AUDIE CORNISH, HOST:
All year, our friends at NPR Music spend an enviable amount of time sifting through new releases, looking for the best of the best. Now it’s time to look back. Which albums spoke to this moment, this year, with the most clarity and understanding? Well, one stands out above the rest. NPR Music’s album of the year is “Heaux Tales” from the Philadelphia-based singer Jazmine Sullivan.
(SOUNDBITE OF SONG, “PICK UP YOUR FEELINGS”)
JAZMINE SULLIVAN: (Singing) You say that I’ve been acting different, yeah. Funny how I finally flipped the script on you when you the one who’s double dipping, yeah. You so sloppy, how I caught you slipping up. You’re off the lease, run me my keys. No more popping up to hit it, yeah. I ain’t even got the miles to trip on you.
CORNISH: It’s an album that, as NPR’s Sidney Madden writes, breathes life into themes of love, sex and loss, granting grace to those who are usually stereotyped and disrespected. And Sidney is here to talk more. Welcome back, Sid.
SIDNEY MADDEN, BYLINE: Hey, Audie. Thanks for having me.
CORNISH: I don’t even know if we need to do the rest of the interview after that line. That is a great review of this album. For listeners who aren’t familiar with Sullivan’s past work, tell us a little bit about her.
MADDEN: So Jazmine Sullivan, she’s a contemporary R&B powerhouse – and I cannot state that enough – powerhouse hailing from Philly. She’s been in the game for a long time, and people who are even not big fans of her probably know her single “Bust Your Windows” from her 2008 debut album, “Fearless.”

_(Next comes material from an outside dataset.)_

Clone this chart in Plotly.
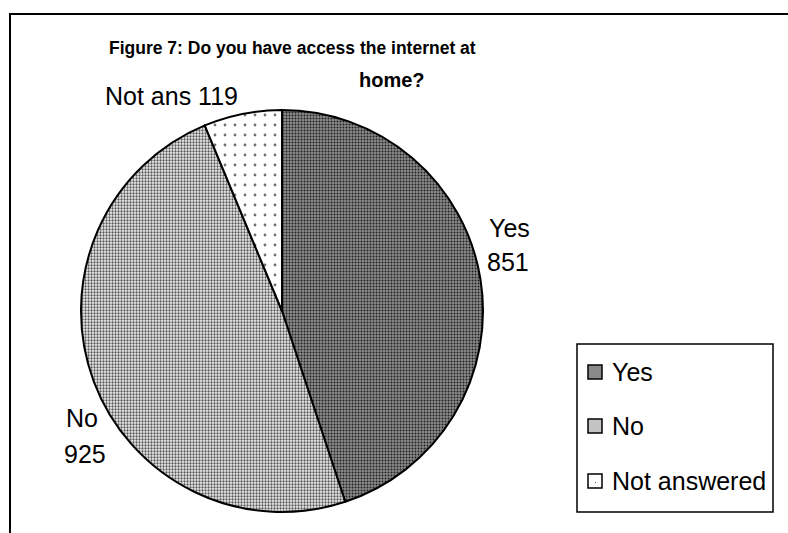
import plotly.graph_objects as go

# Survey responses
categories = ["Yes", "No", "Not answered"]
counts = [851, 925, 119]

W, H = 788, 533
FONT = "Liberation Sans, Arial, sans-serif"


def px(x):
    return x / W


def py(y):
    return 1 - y / H


def text_at(text, x, y, size, xanchor="center"):
    fig.add_annotation(text=text, x=px(x), y=py(y), xref="paper", yref="paper",
                       xanchor=xanchor, yanchor="middle", showarrow=False,
                       font=dict(family=FONT, size=size, color="black"))


fig = go.Figure()

fig.add_trace(go.Pie(
    labels=categories,
    values=counts,
    sort=False,
    direction="clockwise",
    rotation=0,
    textinfo="none",
    hoverinfo="label+value",
    showlegend=False,
    domain=dict(x=[px(81), px(483)], y=[py(512), py(110)]),
    marker=dict(
        colors=["#8a8a8a", "#ffffff", "#ffffff"],
        line=dict(color="black", width=2),
        pattern=dict(
            shape=[".", ".", "."],
            bgcolor=["#8a8a8a", "#f0f0f0", "#ffffff"],
            fgcolor=["#202020", "#555555", "#707070"],
            size=[3, 3, 10],
            solidity=[0.35, 0.45, 0.06],
        ),
    ),
))

# Chart frame
fig.add_shape(type="rect", xref="paper", yref="paper",
              x0=px(10), y0=-0.05, x1=1.05, y1=py(14),
              line=dict(color="black", width=2), fillcolor="rgba(0,0,0,0)")

# Title
text_at("<b>Figure 7: Do you have access the internet at</b>", 292, 48, 17.5)
text_at("<b>home?</b>", 392, 80, 20)

# Slice labels: name and count on separate lines
text_at("Yes", 509, 228, 25)
text_at(str(counts[0]), 508, 262, 25)
text_at("No", 82, 418, 25)
text_at(str(counts[1]), 85, 454, 25)
text_at("Not ans " + str(counts[2]), 171, 96, 25)

# Legend box
fig.add_shape(type="rect", xref="paper", yref="paper",
              x0=px(577), y0=py(512), x1=px(773), y1=py(344),
              line=dict(color="black", width=1.5), fillcolor="white")
swatch_fill = ["#8a8a8a", "#c4c4c4", "#ffffff"]
legend_y = [372, 426, 481]
for name, fill, ly in zip(categories, swatch_fill, legend_y):
    fig.add_shape(type="rect", xref="paper", yref="paper",
                  x0=px(588), y0=py(ly + 7), x1=px(602), y1=py(ly - 7),
                  line=dict(color="black", width=1.5), fillcolor=fill)
    text_at(name, 610, ly, 25, xanchor="left")
# speck inside the "Not answered" swatch
fig.add_shape(type="rect", xref="paper", yref="paper",
              x0=px(595), y0=py(483), x1=px(596), y1=py(482),
              line=dict(width=0), fillcolor="#555555")

fig.update_layout(
    width=W, height=H,
    margin=dict(l=0, r=0, t=0, b=0),
    paper_bgcolor="white",
    plot_bgcolor="white",
    showlegend=False,
)

fig.write_html("out.html")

(SOUNDBITE OF SONG, “BUST YOUR WINDOWS”)
SULLIVAN: (Singing) I bust the windows out your car. And no, it didn’t mend my broken heart.
MADDEN: And that was kind of the song that solidified her as an amazing, incisive songwriter and vocalist, and it earned her her first Grammy nominations all the way back in 2008. And she’s definitely an R&B mainstay, and she’s influenced so many other artists in the R&B space since coming out in the early 2000s. But she’s also known as a recluse. She takes many years off in between albums. And in fact, “Heaux Tales” is her first album in six years.
CORNISH: So this is her first album in some years. And looking at the track listing, it’s a lot of women’s names, and I gather that there’s kind of a storytelling element to it. Can you talk about this album?
MADDEN: Yeah, absolutely. What makes “Heaux Tales” so unique in Jazmine’s discography and arguably her magnum opus, even after the six years off, is it has such a maternal and communal element to it. This project includes six spoken-word interludes that are recorded from her friends, her sister friends, Jazmine’s godmothers, her aunts – basically the Black women in her life who make Jazmine Jazmine.